We often speak of balance in concerts. Does the artist allow the tempo to arc and ebb to keep our attention? Does the setlist balance old and new songs? Did they get the mix just right? However, last night at Nashville’s famed Ryman Auditorium, singer/songwriter Regina Spektor held the room in a trance thanks to her art of balancing the many personalities that make up this unique artist. On one hand, the indie-rock-pop stalwart kept the room in awe of her virtuosic piano playing, her songwriting wit that frequently surpasses the listener’s ability to keep up, her regal stage presence that commands your attention, and a pool of creativity that never seems to run dry. On the other side, the Ryman crowd could easily connect with her sheer joy at returning to regular touring, her need to put parenting time over rehearsal time, the willingness to acknowledge a few too-adoring fans that felt the need to shout out things between songs, and her very, very sparkly dress which she said she wore for this special occasion.
Like the artist, Ryman Auditorium shares many personalities.

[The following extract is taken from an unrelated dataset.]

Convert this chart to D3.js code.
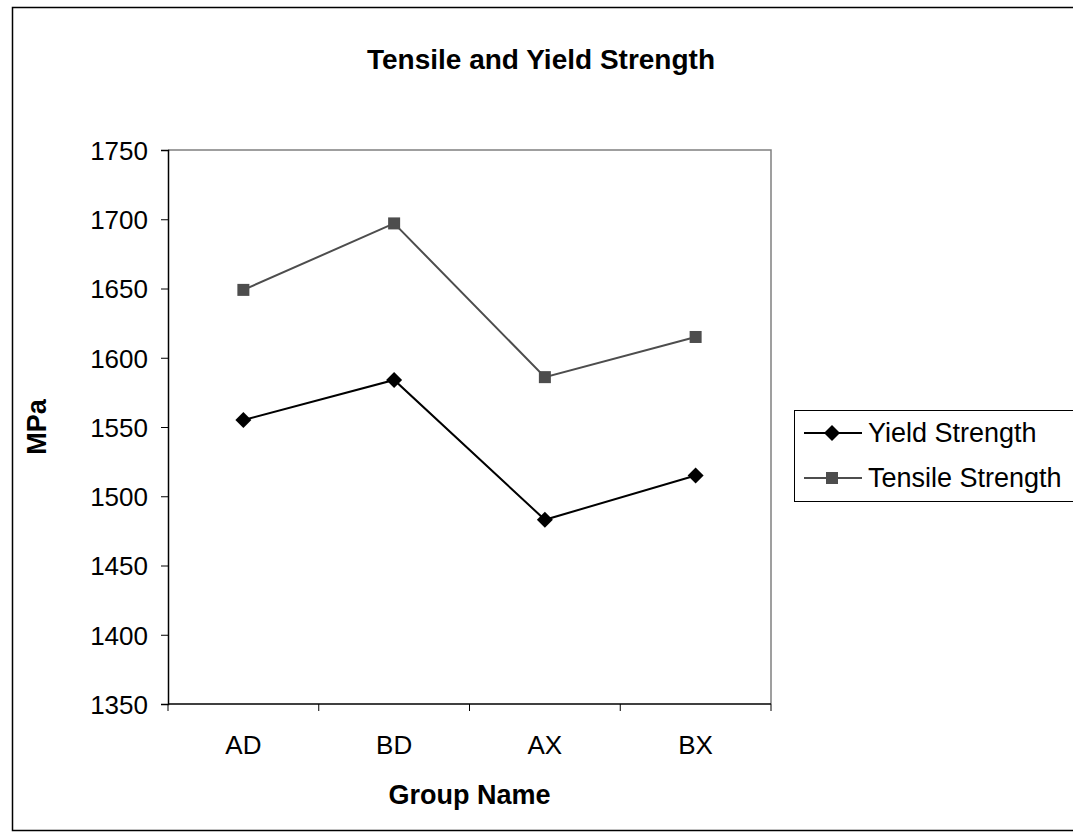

Come to it five shows in a row and you’ll likely see five different things: one night a rock star, another an Opry legend, the next a comedian. It’s not that many weeks ago we watched a southern rock show in those storied halls that was so raucous the floors literally shook the entire night. Last night, with Spektor, it was an evening to sit close with a couple thousand fellow fans and savor the performer’s spirit.
Much of the show was purposefully minimal—just Spektor’s own piano or keyboard playing to accompany her. In fact, show opener “Ain’t No Cover” was as minimal as you can get—acapella—with a Spektor tapping out a slight rhythm on the microphone. She instantly had everyone’s focus as only a few words into the song, you could hear a pin drop in the cavernous venue. Moving to a grand piano, Spektor wove through a group of songs that included “Becoming All Alone” and “Loveology” from her latest album, Home, Before and After, as well as older works like “Folding Chair,” and the crowd-favorite, “Baby Jesus.” Here, the storytelling side of Spektor shined bright. Moving to a keyboard, we next got the back-to-back of “Poor Little Rich Boy” and “Ballad of a Politician,” two songs that are particularly good at showcasing Spektor’s knack for weaving commentary into her lyrics. Proving that she does not have to be confined to playing the keys, Spektor later took to guitar for fierce versions of “Bobbing For Apples” and “That Time.” Spektor used the time on guitar well, proving that she would be equally comfortable making any form of pop–perhaps even rock–music.
While the crowd watched with eager anticipation and hung on each sung word, the biggest thrills were saved for the end of the night. First up was a surprise guest. Living up to the saying that you never know what might happen at The Ryman, the audience roared as Spektor introduced her friend, Ben Folds. With Folds taking over on piano, the duo revisited the song they shared on the Hamilton Mixtape, “Dear Theodosia.” It was an interesting contrast to hear Spektor working with a fellow artist versus the rest of the set’s solo performances. She transitioned into the duet so well that it just felt natural—not a forced moment just for the sake of having a guest appearance. The pair could have sang together for hours and not one person would have objected.
Following the quick sit-in by Folds, Spektor returned to the keys to run through a string of hits including “On The Radio,” “Fidelity,” and for an encore, “Samson.” For these last songs, Spektor seemed to draw from a fresh well of vocal and stage energy to give her fans memorable versions of her most popular tracks.
And just like that, twenty-two songs later, Regina Spektor’s night at Ryman Auditorium was at a close. By the cheers and shouts for a second encore, you could tell it had ended much too soon for the room packed with Spektor’s faithful. Upon reflection it was a night of balance in multiple ways. We saw many sides of Spektor that you may not fully appreciate by just listening to her records. Additionally, we were given a perfectly balanced evening of music: a flowing setlist that held our attention, an exploration in songwriting to challenge our minds, and enough surprises and special moments to keep us on our toes.